Une autre proposition, émanant d'un tout petit groupe spécialisé dans la résidence de tourisme, s'intéresserait uniquement à l'activité de location d'appartements. Toutefois, la condition serait de renégocier les baux, c'est- à-dire réviser à la baisse les loyers reversés aux propriétaires.
Quoiqu'il en soit, aucun des candidats à la reprise n'aurait proposé une reprise de l'ensemble des activités.
Loi Demessine,avantage ou piège fiscal ?
Lié au développement des zones rurales (ZRR), ce dispositif créé par l'Etat permet aux particuliers de bénéficier d'une exonération de TVA et d'un crédit d'impôt annuel pour l'achat d'un appartement neuf (destiné exclusivement à la location touristique) dans certaines communes, notamment en montagne. Elle permet ainsi aux investisseurs de se constituer un patrimoine pour la retraite, de recevoir des "loyers garantis" et d'assurer un rendement global de 4 à 5%. Faible, mais supposé sûr...

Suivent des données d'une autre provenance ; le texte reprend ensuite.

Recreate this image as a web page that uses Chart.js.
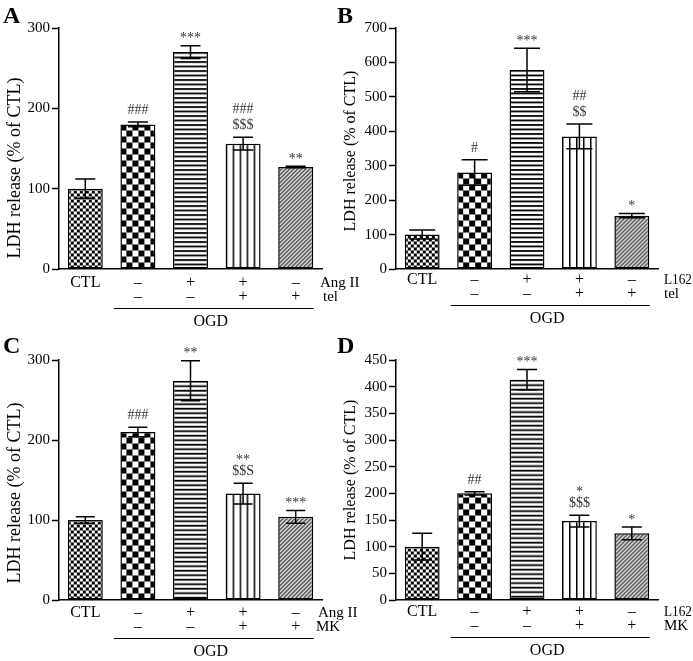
<!DOCTYPE html>
<html>
<head>
<meta charset="utf-8">
<script src="https://cdn.jsdelivr.net/npm/chart.js@4.4.1/dist/chart.umd.min.js"></script>
<style>
  html, body { margin: 0; padding: 0; background: #fff; }
  #wrap { position: relative; width: 693px; height: 661px; }
  #wrap canvas { position: absolute; left: 0; top: 0; }
</style>
</head>
<body>
<div id="wrap">
  <canvas id="panelA" width="693" height="661"></canvas>
  <canvas id="panelB" width="693" height="661"></canvas>
  <canvas id="panelC" width="693" height="661"></canvas>
  <canvas id="panelD" width="693" height="661"></canvas>
</div>
<script>
// treatment rows under the bars (same for all four panels)
var signsRow1 = ['CTL', '\u2013', '+', '+', '\u2013'];
var signsRow2 = ['', '\u2013', '\u2013', '+', '+'];

// panel A: Ang II / telmisartan
var valuesA = [100, 180, 270, 156, 127];
var errorsA = [12, 3, 8, 8, 1];
var marksA = [[], ['###'], ['***'], ['###', '$$$'], ['**']];
var drugsA = ['Ang II', 'tel'];
var yTicksA = [0, 100, 200, 300];

// panel B: L162 / telmisartan
var valuesB = [100, 280, 578, 385, 155];
var errorsB = [13, 37, 63, 36, 6];
var marksB = [[], ['#'], ['***'], ['##', '$$'], ['*']];
var drugsB = ['L162', 'tel'];
var yTicksB = [0, 100, 200, 300, 400, 500, 600, 700];

// panel C: Ang II / MK
var valuesC = [100, 210, 274, 133, 104];
var errorsC = [4, 6, 25, 13, 8];
var marksC = [[], ['###'], ['**'], ['**', '$$S'], ['***']];
var drugsC = ['Ang II', 'MK'];
var yTicksC = [0, 100, 200, 300];

// panel D: L162 / MK
var valuesD = [100, 200, 413, 148, 125];
var errorsD = [25, 3, 19, 11, 12];
var marksD = [[], ['##'], ['***'], ['*', '$$$'], ['*']];
var drugsD = ['L162', 'MK'];
var yTicksD = [0, 50, 100, 150, 200, 250, 300, 350, 400, 450];

var SERIF = '"Liberation Serif", "Times New Roman", serif';
var W = 693, H = 661;

function tile(w, h, draw) {
  var c = document.createElement('canvas');
  c.width = w; c.height = h;
  var g = c.getContext('2d');
  g.fillStyle = '#fff';
  g.fillRect(0, 0, w, h);
  g.fillStyle = '#000';
  g.strokeStyle = '#000';
  draw(g);
  return c;
}

var tiles = [
  tile(6, 6, function (g) { g.fillRect(0, 0, 3, 3); g.fillRect(3, 3, 3, 3); }),
  tile(12, 12, function (g) { g.fillRect(0, 0, 6, 6); g.fillRect(6, 6, 6, 6); }),
  tile(4, 9, function (g) { g.fillRect(0, 0, 4, 1.8); g.fillRect(0, 4.5, 4, 1.8); }),
  tile(7, 7, function (g) { g.fillRect(0, 0, 1.5, 7); }),
  tile(4, 4, function (g) {
    g.lineWidth = 1.2;
    g.beginPath();
    g.moveTo(0, 4); g.lineTo(4, 0);
    g.moveTo(-1, 1); g.lineTo(1, -1);
    g.moveTo(3, 5); g.lineTo(5, 3);
    g.stroke();
  })
];

// draw text squeezed horizontally if it would run past the page edge
function fitText(ctx, text, x, y, maxW) {
  var w = ctx.measureText(text).width;
  var sx = w > maxW ? maxW / w : 1;
  ctx.save();
  ctx.translate(x, y);
  ctx.scale(sx, 1);
  ctx.fillText(text, 0, 0);
  ctx.restore();
}

function makeExtras(p, patterns) {
  return {
    id: 'extras',
    beforeDatasetsDraw: function (chart) {
      var meta = chart.getDatasetMeta(0);
      meta.data.forEach(function (bar, i) {
        var left = bar.x - bar.width / 2;
        var y0 = i === 2 ? bar.y : bar.base;
        patterns[i].setTransform(new DOMMatrix().translate(left, y0));
      });
    },
    afterDatasetsDraw: function (chart) {
      var ctx = chart.ctx;
      var y = chart.scales.y, x = chart.scales.x;
      var meta = chart.getDatasetMeta(0);
      ctx.save();
      ctx.strokeStyle = '#000';
      ctx.lineWidth = 1.5;
      meta.data.forEach(function (bar, i) {
        var v = p.values[i], e = p.errors[i];
        var yt = y.getPixelForValue(v + e), yb = y.getPixelForValue(v - e);
        var hw = p.capW / 2;
        ctx.beginPath();
        ctx.moveTo(bar.x, yt); ctx.lineTo(bar.x, yb);
        ctx.moveTo(bar.x - hw, yt); ctx.lineTo(bar.x + hw, yt);
        ctx.moveTo(bar.x - hw, yb); ctx.lineTo(bar.x + hw, yb);
        ctx.stroke();

        // significance marks, stacked upward from the error cap
        ctx.fillStyle = '#333';
        ctx.font = '14px ' + SERIF;
        ctx.textAlign = 'center';
        ctx.textBaseline = 'alphabetic';
        var bottom = yt - 8;
        var lines = p.marks[i];
        for (var k = lines.length - 1; k >= 0; k--) {
          var t = lines[k];
          var star = t.charAt(0) === '*';
          var base = star ? bottom + 4.6 : bottom;
          ctx.fillText(t, bar.x, base);
          bottom = (star ? base - 9.5 : base - 10) - 6;
        }
      });

      // y title
      ctx.fillStyle = '#000';
      ctx.save();
      ctx.translate(p.titleX, p.titleY);
      ctx.rotate(-Math.PI / 2);
      ctx.font = p.titleSize + 'px ' + SERIF;
      ctx.textAlign = 'center';
      ctx.textBaseline = 'middle';
      ctx.fillText('LDH release (% of CTL)', 0, 0);
      ctx.restore();

      // panel letter
      ctx.font = 'bold 24px ' + SERIF;
      ctx.textAlign = 'left';
      ctx.textBaseline = 'alphabetic';
      ctx.fillText(p.letter, p.letterX, p.letterY);

      // drug names at the end of the sign rows
      var axisY = chart.chartArea.bottom;
      ctx.font = '15px ' + SERIF;
      ctx.textBaseline = 'middle';
      fitText(ctx, p.drugs[0], p.rowX[0], axisY + p.rowOffset, W - 1 - p.rowX[0]);
      fitText(ctx, p.drugs[1], p.rowX[1], axisY + p.rowOffset + 14, W - 1 - p.rowX[1]);

      // OGD bracket
      var x1 = x.getPixelForValue(1) - 24, x2 = x.getPixelForValue(4) + 18;
      var ly = axisY + p.rowOffset + 25;
      ctx.lineWidth = 1;
      ctx.beginPath();
      ctx.moveTo(x1, ly + 0.5); ctx.lineTo(x2, ly + 0.5);
      ctx.stroke();
      ctx.font = '16px ' + SERIF;
      ctx.textAlign = 'center';
      ctx.fillText('OGD', (x1 + x2) / 2 - 3, axisY + p.rowOffset + 39);
      ctx.restore();
    }
  };
}

function makePanel(id, values, errors, marks, drugs, yTicks, box) {
  var canvas = document.getElementById(id);
  var g = canvas.getContext('2d');
  var patterns = tiles.map(function (t) { return g.createPattern(t, 'repeat'); });
  var labels = signsRow1.map(function (s, i) { return [s, signsRow2[i]]; });
  var p = Object.assign({ values: values, errors: errors, marks: marks, drugs: drugs }, box);
  return new Chart(canvas, {
    type: 'bar',
    data: {
      labels: labels,
      datasets: [{
        data: values,
        backgroundColor: patterns,
        borderColor: '#000',
        borderWidth: 1.5,
        borderSkipped: false,
        categoryPercentage: 1,
        barPercentage: 0.665
      }]
    },
    options: {
      responsive: false,
      animation: false,
      events: [],
      layout: {
        padding: { left: box.axisX - 50, top: box.top, right: W - box.right, bottom: H - box.bottom - 50 }
      },
      plugins: { legend: { display: false }, tooltip: { enabled: false } },
      scales: {
        x: {
          grid: { display: false, drawTicks: false },
          border: { display: true, color: '#000', width: 1.5 },
          ticks: {
            color: '#000',
            padding: box.rowOffset - 7,
            maxRotation: 0,
            autoSkip: false,
            font: { family: SERIF, size: 16, lineHeight: 0.875 }
          },
          afterFit: function (s) { s.height = 50; }
        },
        y: {
          min: yTicks[0],
          max: yTicks[yTicks.length - 1],
          afterBuildTicks: function (s) { s.ticks = yTicks.map(function (v) { return { value: v }; }); },
          grid: { display: true, drawOnChartArea: false, drawTicks: true, tickLength: 7, tickColor: '#000', tickWidth: 1.5 },
          border: { display: true, color: '#000', width: 1.5 },
          ticks: { color: '#000', padding: 2, font: { family: SERIF, size: 15 } },
          afterFit: function (s) { s.width = 50; }
        }
      }
    },
    plugins: [makeExtras(p, patterns)]
  });
}

makePanel('panelA', valuesA, errorsA, marksA, drugsA, yTicksA,
  { letter: 'A', letterX: 3, letterY: 23, axisX: 59, right: 322, top: 28, bottom: 269,
    titleX: 15, titleY: 168, titleSize: 18, capW: 20, rowX: [320, 323], rowOffset: 14 });
makePanel('panelB', valuesB, errorsB, marksB, drugsB, yTicksB,
  { letter: 'B', letterX: 337, letterY: 23, axisX: 396, right: 658, top: 28, bottom: 269,
    titleX: 351, titleY: 151, titleSize: 16, capW: 26, rowX: [664, 664], rowOffset: 11 });
makePanel('panelC', valuesC, errorsC, marksC, drugsC, yTicksC,
  { letter: 'C', letterX: 3, letterY: 353, axisX: 59, right: 322, top: 360, bottom: 600,
    titleX: 15, titleY: 493, titleSize: 18, capW: 19, rowX: [318, 316], rowOffset: 13 });
makePanel('panelD', valuesD, errorsD, marksD, drugsD, yTicksD,
  { letter: 'D', letterX: 337, letterY: 353, axisX: 396, right: 658, top: 360, bottom: 600,
    titleX: 351, titleY: 480, titleSize: 16, capW: 20, rowX: [664, 664], rowOffset: 12 });
</script>
</body>
</html>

Or, rien n'est prévu par le législateur quand le bailleur est insolvable. D'autant plus que le total des crédits d'impôt est à rembourser si l'on revend le bien avant 9 ans. La TVA, elle, doit être reversée à l'Etat si la vente intervient avant 20 ans. Pour certains, il s'agit d'un véritable piège. Ils vont demander à l'Etat, qui a donné sa caution au système, de les protéger.